Air quality issues have been set for the Charlotte area with a code red designation as their air quality is comparable to Beijing, China (never a good thing).  On average we breathe in 100 particles per breath on a good day and the Charlotte area is currently breathing in 1000 particles per breath. For frame of reference, Beijing, China’s daily measurements are steady at 1500.

 

When confronted with depressing news, I search fiercely for the silver lining. I know, I know. How can something positive come out of 130,000 acres of beautiful forest land burning? As it turns out, forest fires can be quite healthy, hence why some of you may be familiar with the term “controlled burns” that occur in various national forests and protected lands.

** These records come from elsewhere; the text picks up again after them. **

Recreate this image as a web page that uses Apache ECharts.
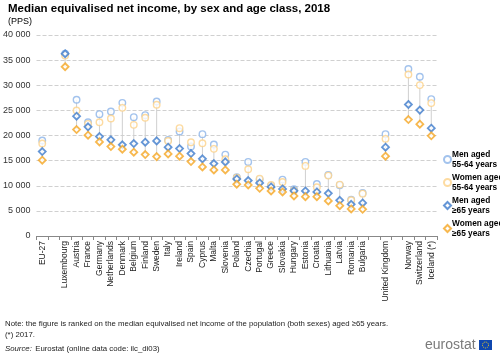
<!DOCTYPE html>
<html><head><meta charset="utf-8">
<script src="https://cdn.jsdelivr.net/npm/echarts@6/dist/echarts.min.js"></script>
<style>html,body{margin:0;padding:0;background:#fff}#c{width:500px;height:355px}</style>
</head><body><div id="c"></div>
<script>
var categories = ['EU-27','','Luxembourg','Austria','France','Germany','Netherlands','Denmark','Belgium','Finland','Sweden','Italy','Ireland','Spain','Cyprus','Malta','Slovenia','Poland','Czechia','Portugal','Greece','Slovakia','Hungary','Estonia','Croatia','Lithuania','Latvia','Romania','Bulgaria','','United Kingdom','','Norway','Switzerland','Iceland (*)'];
var men5564 = [19000,null,36300,27100,22650,24250,24780,26500,23650,24050,26770,19100,20790,17800,20270,18200,16200,11700,14750,11220,10030,11220,9300,14750,10360,12160,10100,7200,8570,null,20270,null,33220,31690,27240];
var women5564 = [18400,null,35900,24980,22320,22650,23380,25500,22120,23520,26110,18900,21460,18670,18470,17340,15280,11600,13290,11420,10160,10760,9000,13950,9700,12020,10230,7100,8430,null,19330,null,32150,30030,26450];
var men65 = [16800,null,36270,23850,21720,19790,19130,18140,18400,18670,18930,17680,17400,16400,15350,14410,14750,11360,11020,10560,9770,9370,9000,8970,8770,8500,7110,6310,6580,null,17680,null,26170,25050,21460];
var women65 = [15090,null,33680,21190,20060,18730,17800,17280,16680,16200,15800,16340,15880,14810,13750,13150,13150,10300,10160,9500,8970,8770,7970,7830,7830,6980,6040,5380,5310,null,15880,null,23180,22260,19930];
var seriesNames = ['Men aged\n55-64 years','Women aged\n55-64 years','Men aged\n≥65 years','Women aged\n≥65 years'];

var ranges = categories.map(function(c,i){
  var v=[men5564[i],women5564[i],men65[i],women65[i]].filter(function(x){return x!=null;});
  if(!v.length) return [i,null,null];
  return [i,Math.min.apply(null,v),Math.max.apply(null,v)];
});

var chart = echarts.init(document.getElementById('c'));
var FF = '"Liberation Sans", Arial, sans-serif';
chart.setOption({
  animation:false,
  textStyle:{fontFamily:FF},
  grid:{left:35,right:63,top:35,bottom:119},
  title:[
    {text:'Median equivalised net income, by sex and age class, 2018',left:3,top:-2,textStyle:{fontFamily:FF,fontSize:11.5,fontWeight:'bold',color:'#000'}},
    {text:'(PPS)',left:3,top:12,textStyle:{fontFamily:FF,fontSize:9,fontWeight:'normal',color:'#000'}}
  ],
  legend:{orient:'vertical',left:438,top:145,itemWidth:7,itemHeight:7,itemGap:4,
    data:seriesNames,
    textStyle:{fontFamily:FF,fontSize:8.3,fontWeight:'bold',color:'#000',lineHeight:9.5,padding:[0,0,0,-4]}},
  xAxis:{type:'category',data:categories,
    axisLine:{lineStyle:{color:'#888'}},
    axisTick:{show:true,length:4,lineStyle:{color:'#888'}},
    axisLabel:{interval:0,rotate:90,fontSize:8.5,color:'#222',fontFamily:FF,margin:5}},
  yAxis:{type:'value',min:0,max:40000,interval:5000,
    axisLabel:{fontSize:9,color:'#333',fontFamily:FF,margin:6,formatter:function(v){return String(v).replace(/\B(?=(\d{3})+(?!\d))/g,' ');}},
    splitLine:{lineStyle:{color:'#d0d0d0',type:'dashed',width:1}},
    axisLine:{show:false},axisTick:{show:false}},
  graphic:[
    {type:'text',left:5,top:320,style:{text:'Note: the figure is ranked on the median equivalised net income of the population (both sexes) aged ≥65 years.',font:'7.8px '+FF,fill:'#222'}},
    {type:'text',left:5,top:331,style:{text:'(*) 2017.',font:'7.8px '+FF,fill:'#222'}},
    {type:'text',left:5,top:343,style:{rich:{i:{fontStyle:'italic',fontSize:7.8,fontFamily:FF,fill:'#222'},n:{fontSize:7.8,fontFamily:FF,fill:'#222'}},text:'{i|Source:} {n|Eurostat (online data code: ilc_di03)}'}},
    {type:'text',left:425,top:338,style:{text:'eurostat',font:'14px '+FF,fill:'#7a7a7a'}},
    {type:'rect',shape:{x:479,y:340,width:13,height:10},style:{fill:'#0f47af'}},
    {type:'circle',shape:{cx:485.5,cy:345,r:3},style:{fill:'none',stroke:'#ffd617',lineWidth:1,lineDash:[1,1]}}
  ],
  series:[
    {type:'custom',silent:true,data:ranges,z:1,
     renderItem:function(params,api){
       if(api.value(1)==null||isNaN(api.value(1))) return;
       var p1=api.coord([api.value(0),api.value(1)]);
       var p2=api.coord([api.value(0),api.value(2)]);
       return {type:'line',shape:{x1:p1[0],y1:p1[1],x2:p2[0],y2:p2[1]},style:{stroke:'#cfcfcf',lineWidth:1}};
     }},
    {name:seriesNames[0],type:'scatter',data:men5564,symbol:'circle',symbolSize:6.5,z:2,
     itemStyle:{color:'#fff',borderColor:'#8cb4e8',borderWidth:1.4}},
    {name:seriesNames[1],type:'scatter',data:women5564,symbol:'circle',symbolSize:6.5,z:3,
     itemStyle:{color:'#fff',borderColor:'#fcd28a',borderWidth:1.4}},
    {name:seriesNames[2],type:'scatter',data:men65,symbol:'diamond',symbolSize:7,z:4,
     itemStyle:{color:'#fff',borderColor:'#3f7ccc',borderWidth:1.8}},
    {name:seriesNames[3],type:'scatter',data:women65,symbol:'diamond',symbolSize:7,z:5,
     itemStyle:{color:'#fff',borderColor:'#f5a623',borderWidth:1.8}}
  ]
});
</script></body></html>
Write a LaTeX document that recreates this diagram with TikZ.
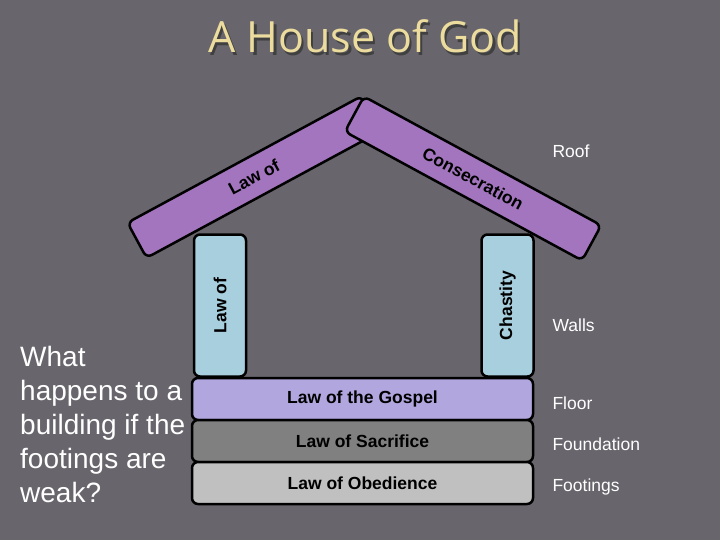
\documentclass[tikz,border=0pt]{standalone}
\usepackage{fontspec}
\setmainfont{Liberation Sans}
\newfontfamily\titlefont{Open Sans}
\usetikzlibrary{positioning}

\definecolor{bgcol}{RGB}{104,101,108}
\definecolor{raftercol}{RGB}{163,117,190}
\definecolor{wallcol}{RGB}{168,207,222}
\definecolor{floorcol}{RGB}{178,166,222}
\definecolor{foundcol}{RGB}{128,128,128}
\definecolor{footcol}{RGB}{192,192,192}
\definecolor{titlecol}{RGB}{236,221,158}

\begin{document}
\begin{tikzpicture}[x=1pt,y=-1pt,
  part/.style={draw=black,line width=2.5pt,rounded corners=6pt,inner sep=0pt,font=\fontsize{17.5}{20}\selectfont\bfseries},
  beam/.style={part,fill=raftercol,minimum width=266pt,minimum height=40pt},
  wall/.style={part,fill=wallcol,minimum width=142pt,minimum height=52pt,rotate=90},
  bar/.style={part,minimum width=341pt,minimum height=42pt},
  side/.style={anchor=west,text=white,font=\fontsize{17.5}{20}\selectfont}]
\fill[bgcol] (0,0) rectangle (720,540);
\useasboundingbox (0,0) rectangle (720,540);
% title with its shadow
\node[anchor=base,text=black!75,font=\titlefont\fontsize{43}{50}\selectfont] (titleshadow) at (367.5,55.5) {A House of God};
\node[anchor=base,text=titlecol,font=\titlefont\fontsize{43}{50}\selectfont] (title) at (365,53) {A House of God};
% roof
\node[beam,rotate=28.4] (lawof) at (254,177) {Law of};
\node[beam,rotate=-28.5,minimum width=270pt] (consec) at (473,178.5) {Consecration};
% walls
\node[wall] (lwall) at (220,305.5) {Law of};
\node[wall] (rwall) at (507.5,305.5) {Chastity};
% floor, foundation, footings
\node[bar,fill=floorcol] (floor) at (362.5,399) {Law of the Gospel};
\node[bar,fill=foundcol] [below=-2.5pt of floor] (found) {Law of Sacrifice};
\node[bar,fill=footcol] [below=-2.5pt of found] (foot) {Law of Obedience};
% names of the parts
\node[side] (roof) at (549,151) {Roof};
\node[side] (walls) at (549,325) {Walls};
\node[side] (floorname) at (549,403) {Floor};
\node[side] (foundname) at (549,444) {Foundation};
\node[side] (footname) at (549,487) {Footings};
\node[anchor=north west,align=left,inner sep=0pt,text=white,font=\fontsize{28}{34}\selectfont] (question) at (20,346) {What\\happens to a\\building if the\\footings are\\weak?};
\end{tikzpicture}
\end{document}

Granted, these fires are not in control but I am choosing to look at the positive outcomes from this misfortune. For instance, the fire clears out dead and decaying plant matter as well as invasive weeds that may be choking out other species. Thinning out the green density allows for more sunlight and rain water to reach the plants which creates a favorable opportunity for new seedlings to sprout and flourish. The burning of the forest also creates ash. Ash restores nutrients to the soil thereby enriching the earth and making it much more fertile for future growth.

There there, did my silver lining make you feel better? No? Honestly, it didn’t make me feel any better either, but hey, at least I tried.

Now if you’ll excuse me, I am off to perform a rain dance!